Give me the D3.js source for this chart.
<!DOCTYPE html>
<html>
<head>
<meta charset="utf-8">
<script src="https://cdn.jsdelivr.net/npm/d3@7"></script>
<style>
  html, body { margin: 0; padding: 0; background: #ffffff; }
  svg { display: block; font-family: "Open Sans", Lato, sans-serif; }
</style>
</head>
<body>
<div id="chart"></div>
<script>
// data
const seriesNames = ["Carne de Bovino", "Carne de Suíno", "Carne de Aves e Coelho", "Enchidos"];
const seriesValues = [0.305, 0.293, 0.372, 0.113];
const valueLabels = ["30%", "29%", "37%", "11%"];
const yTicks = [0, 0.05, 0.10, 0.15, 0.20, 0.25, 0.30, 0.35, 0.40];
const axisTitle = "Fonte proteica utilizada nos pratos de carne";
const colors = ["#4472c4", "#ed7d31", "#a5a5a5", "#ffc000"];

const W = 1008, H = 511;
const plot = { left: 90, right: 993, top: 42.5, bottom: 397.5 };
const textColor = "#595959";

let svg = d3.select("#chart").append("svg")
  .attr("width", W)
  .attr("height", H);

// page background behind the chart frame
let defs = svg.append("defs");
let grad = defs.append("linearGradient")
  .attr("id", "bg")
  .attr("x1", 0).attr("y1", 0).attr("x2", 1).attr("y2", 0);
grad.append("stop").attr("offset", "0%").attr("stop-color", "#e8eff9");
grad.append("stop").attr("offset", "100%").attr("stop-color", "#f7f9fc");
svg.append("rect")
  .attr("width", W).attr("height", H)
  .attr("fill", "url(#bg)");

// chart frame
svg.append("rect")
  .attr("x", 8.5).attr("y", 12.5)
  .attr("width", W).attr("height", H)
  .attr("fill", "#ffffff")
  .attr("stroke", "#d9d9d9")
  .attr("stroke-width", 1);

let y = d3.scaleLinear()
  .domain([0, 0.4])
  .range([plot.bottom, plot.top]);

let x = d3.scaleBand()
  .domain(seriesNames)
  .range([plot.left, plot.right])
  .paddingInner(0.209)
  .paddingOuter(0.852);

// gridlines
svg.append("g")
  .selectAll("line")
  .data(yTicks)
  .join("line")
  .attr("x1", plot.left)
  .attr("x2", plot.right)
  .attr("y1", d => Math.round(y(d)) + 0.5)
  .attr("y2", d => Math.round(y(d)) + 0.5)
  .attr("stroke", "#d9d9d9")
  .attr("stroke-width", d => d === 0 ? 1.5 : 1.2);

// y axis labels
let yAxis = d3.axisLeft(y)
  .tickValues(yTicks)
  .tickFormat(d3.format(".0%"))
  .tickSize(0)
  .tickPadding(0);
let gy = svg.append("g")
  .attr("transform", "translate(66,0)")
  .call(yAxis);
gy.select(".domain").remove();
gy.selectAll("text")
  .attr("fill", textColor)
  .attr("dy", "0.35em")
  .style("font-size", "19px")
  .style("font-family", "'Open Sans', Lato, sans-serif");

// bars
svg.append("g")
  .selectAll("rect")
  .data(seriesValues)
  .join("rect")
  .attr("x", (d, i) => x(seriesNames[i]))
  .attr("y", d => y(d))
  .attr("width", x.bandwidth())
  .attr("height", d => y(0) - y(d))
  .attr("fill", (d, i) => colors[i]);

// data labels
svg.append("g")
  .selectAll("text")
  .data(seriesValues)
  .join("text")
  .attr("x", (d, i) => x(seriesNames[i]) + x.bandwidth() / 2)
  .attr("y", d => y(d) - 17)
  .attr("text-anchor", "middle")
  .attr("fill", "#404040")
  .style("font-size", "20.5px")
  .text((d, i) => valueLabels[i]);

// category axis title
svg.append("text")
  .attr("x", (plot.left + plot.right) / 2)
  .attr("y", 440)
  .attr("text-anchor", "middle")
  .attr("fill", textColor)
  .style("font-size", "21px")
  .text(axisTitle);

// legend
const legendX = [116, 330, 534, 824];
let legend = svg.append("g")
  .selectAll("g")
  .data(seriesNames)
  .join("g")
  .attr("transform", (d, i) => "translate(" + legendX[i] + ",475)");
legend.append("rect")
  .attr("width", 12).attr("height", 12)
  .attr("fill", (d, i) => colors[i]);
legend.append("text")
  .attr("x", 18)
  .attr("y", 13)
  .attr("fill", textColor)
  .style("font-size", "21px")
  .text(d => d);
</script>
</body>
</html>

^^^^^^^^

• [Task objective]: Transcribe every line of the data, exactly as it stands.

• [Result of this task]:
Give me the D3.js source for this chart.
<!DOCTYPE html>
<html>
<head>
<meta charset="utf-8">
<script src="https://cdn.jsdelivr.net/npm/d3@7"></script>
<style>
  html, body { margin: 0; padding: 0; background: #ffffff; }
  svg { display: block; font-family: "Open Sans", Lato, sans-serif; }
</style>
</head>
<body>
<div id="chart"></div>
<script>
// data
const seriesNames = ["Carne de Bovino", "Carne de Suíno", "Carne de Aves e Coelho", "Enchidos"];
const seriesValues = [0.305, 0.293, 0.372, 0.113];
const valueLabels = ["30%", "29%", "37%", "11%"];
const yTicks = [0, 0.05, 0.10, 0.15, 0.20, 0.25, 0.30, 0.35, 0.40];
const axisTitle = "Fonte proteica utilizada nos pratos de carne";
const colors = ["#4472c4", "#ed7d31", "#a5a5a5", "#ffc000"];

const W = 1008, H = 511;
const plot = { left: 90, right: 993, top: 42.5, bottom: 397.5 };
const textColor = "#595959";

let svg = d3.select("#chart").append("svg")
  .attr("width", W)
  .attr("height", H);

// page background behind the chart frame
let defs = svg.append("defs");
let grad = defs.append("linearGradient")
  .attr("id", "bg")
  .attr("x1", 0).attr("y1", 0).attr("x2", 1).attr("y2", 0);
grad.append("stop").attr("offset", "0%").attr("stop-color", "#e8eff9");
grad.append("stop").attr("offset", "100%").attr("stop-color", "#f7f9fc");
svg.append("rect")
  .attr("width", W).attr("height", H)
  .attr("fill", "url(#bg)");

// chart frame
svg.append("rect")
  .attr("x", 8.5).attr("y", 12.5)
  .attr("width", W).attr("height", H)
  .attr("fill", "#ffffff")
  .attr("stroke", "#d9d9d9")
  .attr("stroke-width", 1);

let y = d3.scaleLinear()
  .domain([0, 0.4])
  .range([plot.bottom, plot.top]);

let x = d3.scaleBand()
  .domain(seriesNames)
  .range([plot.left, plot.right])
  .paddingInner(0.209)
  .paddingOuter(0.852);

// gridlines
svg.append("g")
  .selectAll("line")
  .data(yTicks)
  .join("line")
  .attr("x1", plot.left)
  .attr("x2", plot.right)
  .attr("y1", d => Math.round(y(d)) + 0.5)
  .attr("y2", d => Math.round(y(d)) + 0.5)
  .attr("stroke", "#d9d9d9")
  .attr("stroke-width", d => d === 0 ? 1.5 : 1.2);

// y axis labels
let yAxis = d3.axisLeft(y)
  .tickValues(yTicks)
  .tickFormat(d3.format(".0%"))
  .tickSize(0)
  .tickPadding(0);
let gy = svg.append("g")
  .attr("transform", "translate(66,0)")
  .call(yAxis);
gy.select(".domain").remove();
gy.selectAll("text")
  .attr("fill", textColor)
  .attr("dy", "0.35em")
  .style("font-size", "19px")
  .style("font-family", "'Open Sans', Lato, sans-serif");

// bars
svg.append("g")
  .selectAll("rect")
  .data(seriesValues)
  .join("rect")
  .attr("x", (d, i) => x(seriesNames[i]))
  .attr("y", d => y(d))
  .attr("width", x.bandwidth())
  .attr("height", d => y(0) - y(d))
  .attr("fill", (d, i) => colors[i]);

// data labels
svg.append("g")
  .selectAll("text")
  .data(seriesValues)
  .join("text")
  .attr("x", (d, i) => x(seriesNames[i]) + x.bandwidth() / 2)
  .attr("y", d => y(d) - 17)
  .attr("text-anchor", "middle")
  .attr("fill", "#404040")
  .style("font-size", "20.5px")
  .text((d, i) => valueLabels[i]);

// category axis title
svg.append("text")
  .attr("x", (plot.left + plot.right) / 2)
  .attr("y", 440)
  .attr("text-anchor", "middle")
  .attr("fill", textColor)
  .style("font-size", "21px")
  .text(axisTitle);

// legend
const legendX = [116, 330, 534, 824];
let legend = svg.append("g")
  .selectAll("g")
  .data(seriesNames)
  .join("g")
  .attr("transform", (d, i) => "translate(" + legendX[i] + ",475)");
legend.append("rect")
  .attr("width", 12).attr("height", 12)
  .attr("fill", (d, i) => colors[i]);
legend.append("text")
  .attr("x", 18)
  .attr("y", 13)
  .attr("fill", textColor)
  .style("font-size", "21px")
  .text(d => d);
</script>
</body>
</html>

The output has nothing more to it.